The Asia/Pacific crudes emerged in a bullish note on strong demand for sweet grades amid placed November loading barrels and Thailand’s TPI buy-tender. In the first week, Indonesia’s November Minas was assessed at a premium of $0.95¢-1.00/b to the ICP while November Tapis was sold at 50¢/b to the APPI, compared to the previous level of a $1/b premium. Moreover, utilization rates at nuclear plants were low as Japan’s TEPCO plans to buy more oil for thermal power generation than it originally intended. Hence, Minas was assessed at $1.10/b to the ICP in the second week amid higher domestic refinery utilization rates. The bullish momentum was halted by the 60% decrease in buying interest from Indonesia’s Pertamina, which caused concern of an overhang of Asia/Pacific crude for December loading.
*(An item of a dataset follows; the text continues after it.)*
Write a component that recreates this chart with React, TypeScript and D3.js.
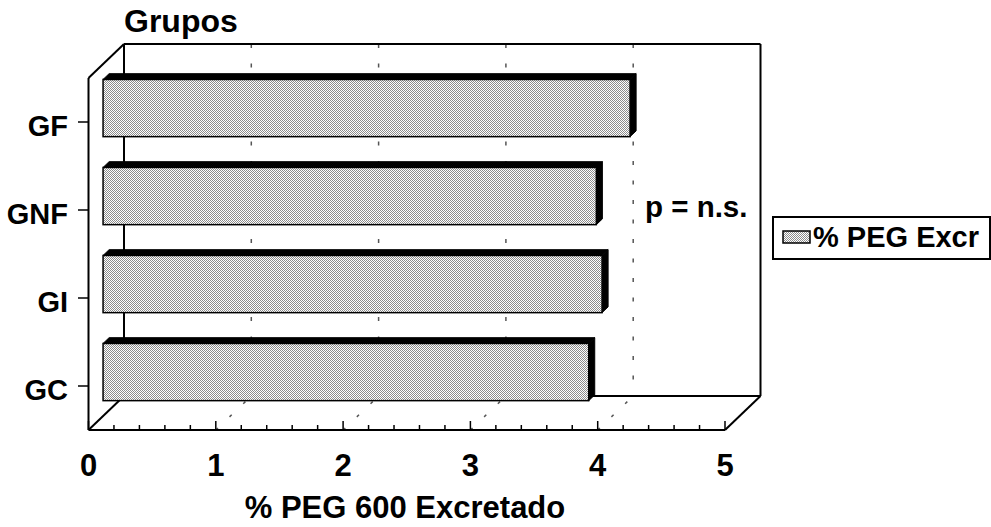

Nevertheless, strong margins helped the bulls to revive as December Tapis was sold at $1.10/b to the APPI in the third week with Minas at $1.45/b to the ICP. Sentiments strengthened further on continued stockpiling of winter fuels amid seasonal naphtha demand for petrochemical plant feedstocks. Minas was assessed at a higher level of around $1.70/b to the ICP. The tightly supplied market continued to exert an upward pressure on the regional crude. Malaysia’s December Mutineer Exeter crude was sold at a premium of around $1.70-2.00/b to APPI. The Brent/Dubai Exchange For Swap (EFS) widened
towards month-end diminishing the flow of slower rival grades bound eastward.